**Objective:** Extract only the first line of the listing and every line after it up to and including the one with "minimum width=821pt, minimum". Omit the pictures.
-------- Data extract
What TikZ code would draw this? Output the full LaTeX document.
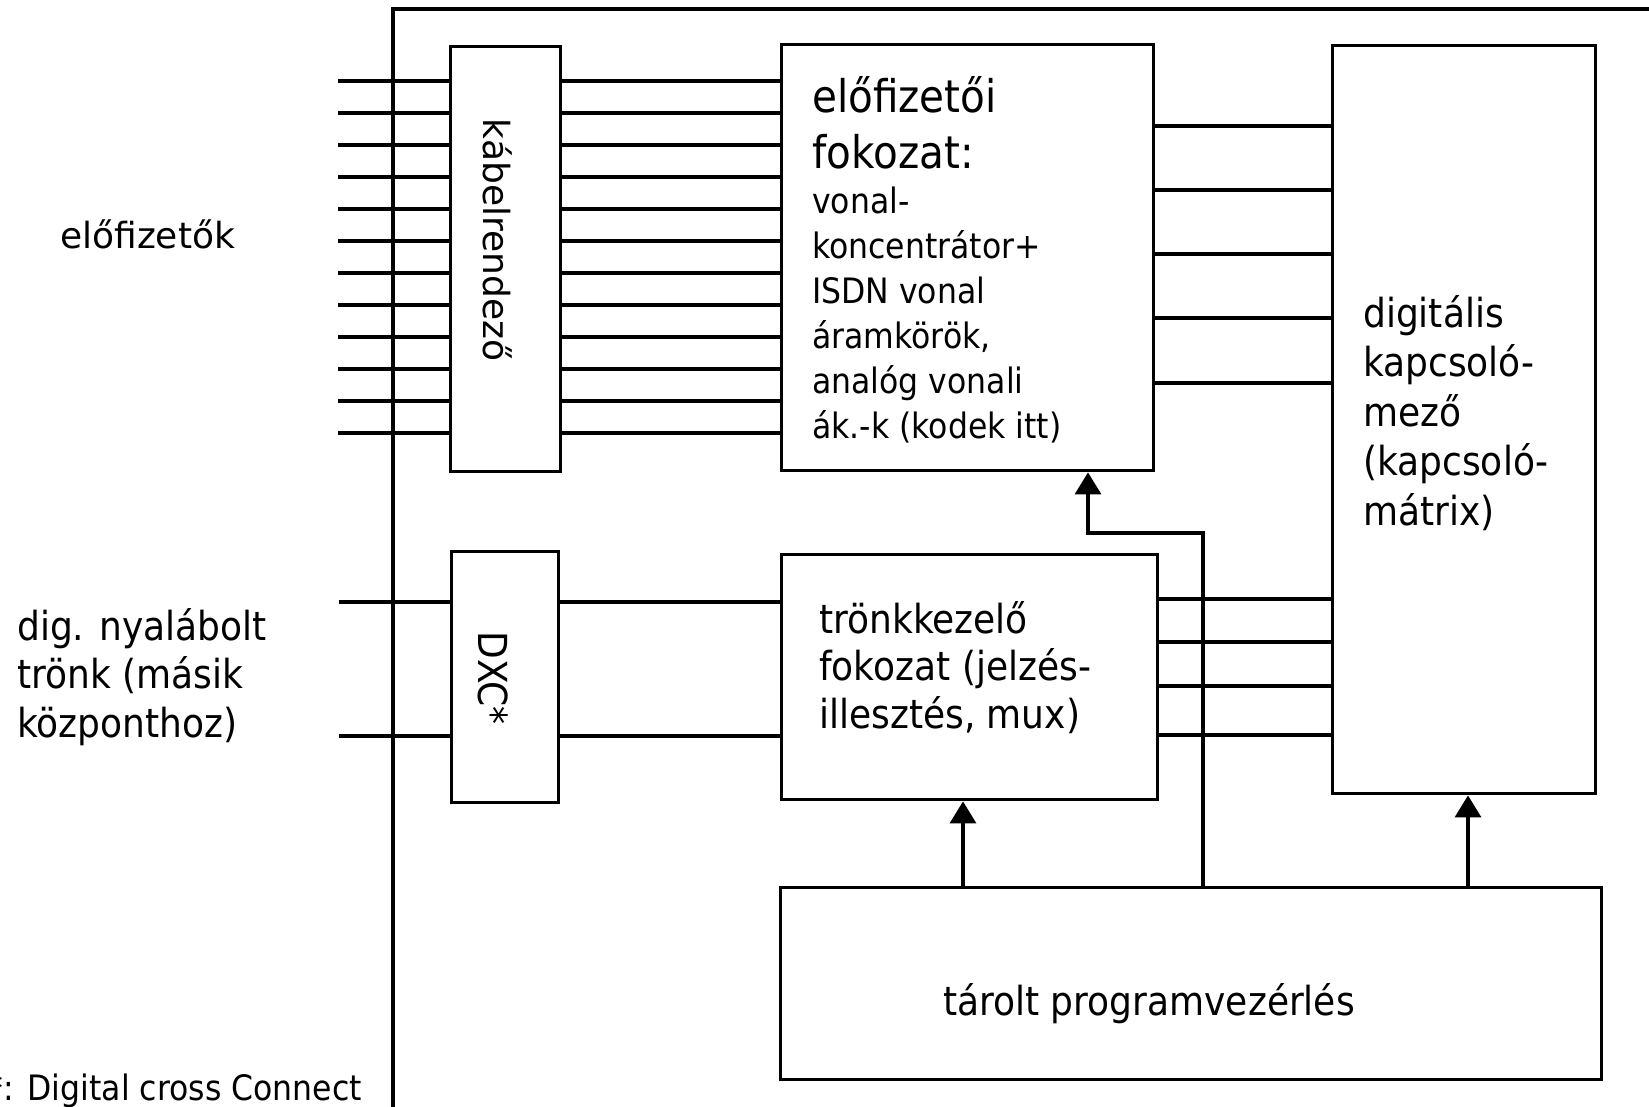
\documentclass[tikz,border=0pt]{standalone}
\usepackage{fontspec}
\setmainfont{DejaVu Sans}
\newfontfamily\tah{DejaVu Sans}[FakeStretch=0.9]
\usetikzlibrary{arrows.meta}
\begin{document}
\begin{tikzpicture}[x=1pt,y=-1pt,
  box/.style={draw, line width=3.4pt, rectangle, inner sep=0pt, anchor=north west},
  wire/.style={line width=3.4pt},
  ctl/.style={line width=3.4pt, -{Triangle[width=26pt,length=22pt]}},
  tt/.style={font=\tah\fontsize{40}{48.5}\selectfont, align=left, inner sep=0pt, anchor=base west},
  vt/.style={font=\fontsize{36}{44}\selectfont, inner sep=0pt},
]
\useasboundingbox (0,0) rectangle (1649,1106);
\clip (0,0) rectangle (1649,1106);
\fill[white] (0,0) rectangle (1649,1106);

% outer frame
\draw[wire] (393,1112) -- (393,9) -- (1655,9);

% boxes
\node[box, minimum width=110pt, minimum height=425pt] (kab) at (449,45) {};
\node[box, minimum width=372pt, minimum height=426pt] (elo) at (780,43) {};
\node[box, minimum width=263pt, minimum height=748pt] (dig) at (1331,44) {};
\node[box, minimum width=107pt, minimum height=251pt] (dxc) at (450,550) {};
\node[box, minimum width=376pt, minimum height=245pt] (tronk) at (780,553) {};
\node[box, minimum width=821pt, minimum height=192pt] (tarolt) at (779,886) {};

% texts
\node[vt, anchor=base west] (tsub) at (60,248) {előfizetők};
\node[vt, rotate=-90, anchor=base] (tkab) at (483,240) {kábelrendező};
\node[font=\tah\fontsize{40}{48}\selectfont, inner sep=0pt, rotate=-90, anchor=base] (tdxc) at (478,678) {DXC*};
\node[tt] (ttrunk) at (17,737) {dig. nyalábolt\\trönk (másik\\központhoz)};
\node[tt, font=\tah\fontsize{45}{56}\selectfont] (tel1) at (812,168) {előfizetői\\fokozat:};
\node[tt, font=\tah\fontsize{35}{45}\selectfont] (tel2) at (812,438) {vonal-\\koncentrátor+\\ISDN vonal\\áramkörök,\\analóg vonali\\ák.-k (kodek itt)};
\node[tt, font=\tah\fontsize{40}{49.5}\selectfont] (tdig) at (1363,525) {digitális\\kapcsoló-\\mező\\(kapcsoló-\\mátrix)};
\node[tt, font=\tah\fontsize{40}{47.5}\selectfont] (ttr) at (819,728) {trönkkezelő\\fokozat (jelzés-\\illesztés, mux)};
\node[tt] (ttar) at (943,1015) {tárolt programvezérlés};
\node[font=\tah\fontsize{35}{42}\selectfont, inner sep=0pt, anchor=base east] (tnote) at (362,1100) {*: Digital cross Connect};

% subscriber lines
\foreach \i in {0,...,11} {
  \coordinate (s\i) at (338,{81+32*\i});
  \draw[wire] (s\i) -- (s\i -| kab.west);
  \draw[wire] (s\i -| kab.east) -- (s\i -| elo.west);
}
% concentrator to switch
\foreach \y in {126,190,254,318,383} {
  \coordinate (c) at (0,\y);
  \draw[wire] (c -| elo.east) -- (c -| dig.west);
}
% trunks
\foreach \y in {602,736} {
  \coordinate (t) at (339,\y);
  \draw[wire] (t) -- (t -| dxc.west);
  \draw[wire] (t -| dxc.east) -- (t -| tronk.west);
}
\foreach \y in {599,642,686,735} {
  \coordinate (c) at (0,\y);
  \draw[wire] (c -| tronk.east) -- (c -| dig.west);
}
% control
\coordinate (xa) at (963,0);
\coordinate (xb) at (1468,0);
\coordinate (xc) at (1203,0);
\coordinate (bend) at (1088,533);
\draw[ctl] (tarolt.north -| xa) -- (tronk.south -| xa);
\draw[ctl] (tarolt.north -| xb) -- (dig.south -| xb);
\draw[ctl] (tarolt.north -| xc) |- (bend) -- (bend |- elo.south);
\end{tikzpicture}
\end{document}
----------------
**Worked answer:**
What TikZ code would draw this? Output the full LaTeX document.
\documentclass[tikz,border=0pt]{standalone}
\usepackage{fontspec}
\setmainfont{DejaVu Sans}
\newfontfamily\tah{DejaVu Sans}[FakeStretch=0.9]
\usetikzlibrary{arrows.meta}
\begin{document}
\begin{tikzpicture}[x=1pt,y=-1pt,
  box/.style={draw, line width=3.4pt, rectangle, inner sep=0pt, anchor=north west},
  wire/.style={line width=3.4pt},
  ctl/.style={line width=3.4pt, -{Triangle[width=26pt,length=22pt]}},
  tt/.style={font=\tah\fontsize{40}{48.5}\selectfont, align=left, inner sep=0pt, anchor=base west},
  vt/.style={font=\fontsize{36}{44}\selectfont, inner sep=0pt},
]
\useasboundingbox (0,0) rectangle (1649,1106);
\clip (0,0) rectangle (1649,1106);
\fill[white] (0,0) rectangle (1649,1106);

% outer frame
\draw[wire] (393,1112) -- (393,9) -- (1655,9);

% boxes
\node[box, minimum width=110pt, minimum height=425pt] (kab) at (449,45) {};
\node[box, minimum width=372pt, minimum height=426pt] (elo) at (780,43) {};
\node[box, minimum width=263pt, minimum height=748pt] (dig) at (1331,44) {};
\node[box, minimum width=107pt, minimum height=251pt] (dxc) at (450,550) {};
\node[box, minimum width=376pt, minimum height=245pt] (tronk) at (780,553) {};
\node[box, minimum width=821pt, minimum height=192pt] (tarolt) at (779,886) {};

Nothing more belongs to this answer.